--- START OF Given material ---
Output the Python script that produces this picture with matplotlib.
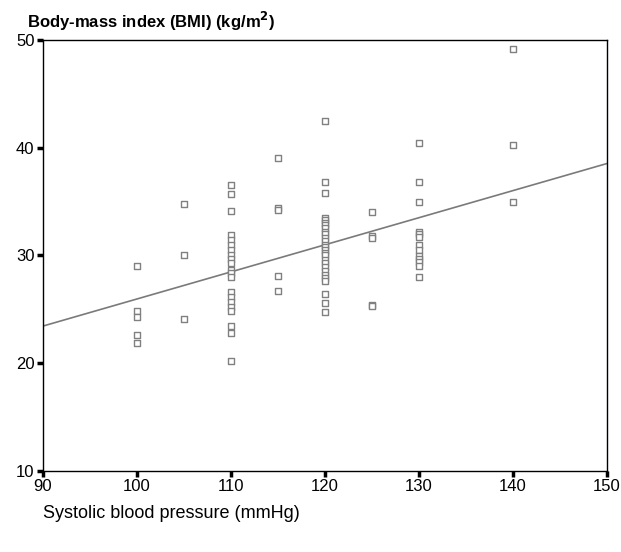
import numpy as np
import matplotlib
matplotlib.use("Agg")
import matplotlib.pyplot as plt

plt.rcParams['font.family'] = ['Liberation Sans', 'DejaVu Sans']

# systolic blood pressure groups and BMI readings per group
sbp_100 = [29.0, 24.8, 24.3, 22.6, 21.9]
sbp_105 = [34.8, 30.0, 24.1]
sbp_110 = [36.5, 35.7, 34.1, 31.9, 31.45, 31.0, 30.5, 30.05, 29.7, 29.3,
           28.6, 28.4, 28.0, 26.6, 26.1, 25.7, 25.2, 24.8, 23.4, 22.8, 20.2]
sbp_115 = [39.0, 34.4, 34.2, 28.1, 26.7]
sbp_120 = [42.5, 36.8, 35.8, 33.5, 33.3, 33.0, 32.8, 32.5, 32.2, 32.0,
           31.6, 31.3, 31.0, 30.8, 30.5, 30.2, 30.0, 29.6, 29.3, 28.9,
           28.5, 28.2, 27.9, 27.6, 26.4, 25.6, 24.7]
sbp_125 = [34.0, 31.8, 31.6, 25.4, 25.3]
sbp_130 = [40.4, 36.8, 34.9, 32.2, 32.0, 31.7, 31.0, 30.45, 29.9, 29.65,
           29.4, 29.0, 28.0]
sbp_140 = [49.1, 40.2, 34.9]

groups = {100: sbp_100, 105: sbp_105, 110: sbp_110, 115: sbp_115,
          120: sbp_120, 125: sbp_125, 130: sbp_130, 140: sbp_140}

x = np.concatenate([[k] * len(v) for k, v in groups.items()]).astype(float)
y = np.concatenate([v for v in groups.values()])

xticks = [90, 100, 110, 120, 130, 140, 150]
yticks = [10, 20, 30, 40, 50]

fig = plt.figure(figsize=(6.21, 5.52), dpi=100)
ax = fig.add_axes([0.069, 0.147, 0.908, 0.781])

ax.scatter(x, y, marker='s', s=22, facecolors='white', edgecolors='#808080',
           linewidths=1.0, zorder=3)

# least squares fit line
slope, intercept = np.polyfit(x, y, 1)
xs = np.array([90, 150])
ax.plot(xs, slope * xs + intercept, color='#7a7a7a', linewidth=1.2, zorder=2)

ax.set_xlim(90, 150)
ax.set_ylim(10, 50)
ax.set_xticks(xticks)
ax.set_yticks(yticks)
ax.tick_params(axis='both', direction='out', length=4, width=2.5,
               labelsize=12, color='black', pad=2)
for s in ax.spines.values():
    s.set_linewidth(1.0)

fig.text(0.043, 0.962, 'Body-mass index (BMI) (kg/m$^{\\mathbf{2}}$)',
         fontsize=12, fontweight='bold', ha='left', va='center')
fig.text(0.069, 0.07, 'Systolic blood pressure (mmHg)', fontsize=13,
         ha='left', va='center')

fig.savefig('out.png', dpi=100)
--- END OF Given material ---
**What to work on:** Make an exact copy of the data, leaving its pictures out.

**Expected answer:**
Output the Python script that produces this picture with matplotlib.
import numpy as np
import matplotlib
matplotlib.use("Agg")
import matplotlib.pyplot as plt

plt.rcParams['font.family'] = ['Liberation Sans', 'DejaVu Sans']

# systolic blood pressure groups and BMI readings per group
sbp_100 = [29.0, 24.8, 24.3, 22.6, 21.9]
sbp_105 = [34.8, 30.0, 24.1]
sbp_110 = [36.5, 35.7, 34.1, 31.9, 31.45, 31.0, 30.5, 30.05, 29.7, 29.3,
           28.6, 28.4, 28.0, 26.6, 26.1, 25.7, 25.2, 24.8, 23.4, 22.8, 20.2]
sbp_115 = [39.0, 34.4, 34.2, 28.1, 26.7]
sbp_120 = [42.5, 36.8, 35.8, 33.5, 33.3, 33.0, 32.8, 32.5, 32.2, 32.0,
           31.6, 31.3, 31.0, 30.8, 30.5, 30.2, 30.0, 29.6, 29.3, 28.9,
           28.5, 28.2, 27.9, 27.6, 26.4, 25.6, 24.7]
sbp_125 = [34.0, 31.8, 31.6, 25.4, 25.3]
sbp_130 = [40.4, 36.8, 34.9, 32.2, 32.0, 31.7, 31.0, 30.45, 29.9, 29.65,
           29.4, 29.0, 28.0]
sbp_140 = [49.1, 40.2, 34.9]

groups = {100: sbp_100, 105: sbp_105, 110: sbp_110, 115: sbp_115,
          120: sbp_120, 125: sbp_125, 130: sbp_130, 140: sbp_140}

x = np.concatenate([[k] * len(v) for k, v in groups.items()]).astype(float)
y = np.concatenate([v for v in groups.values()])

xticks = [90, 100, 110, 120, 130, 140, 150]
yticks = [10, 20, 30, 40, 50]

fig = plt.figure(figsize=(6.21, 5.52), dpi=100)
ax = fig.add_axes([0.069, 0.147, 0.908, 0.781])

ax.scatter(x, y, marker='s', s=22, facecolors='white', edgecolors='#808080',
           linewidths=1.0, zorder=3)

# least squares fit line
slope, intercept = np.polyfit(x, y, 1)
xs = np.array([90, 150])
ax.plot(xs, slope * xs + intercept, color='#7a7a7a', linewidth=1.2, zorder=2)

ax.set_xlim(90, 150)
ax.set_ylim(10, 50)
ax.set_xticks(xticks)
ax.set_yticks(yticks)
ax.tick_params(axis='both', direction='out', length=4, width=2.5,
               labelsize=12, color='black', pad=2)
for s in ax.spines.values():
    s.set_linewidth(1.0)

fig.text(0.043, 0.962, 'Body-mass index (BMI) (kg/m$^{\\mathbf{2}}$)',
         fontsize=12, fontweight='bold', ha='left', va='center')
fig.text(0.069, 0.07, 'Systolic blood pressure (mmHg)', fontsize=13,
         ha='left', va='center')

fig.savefig('out.png', dpi=100)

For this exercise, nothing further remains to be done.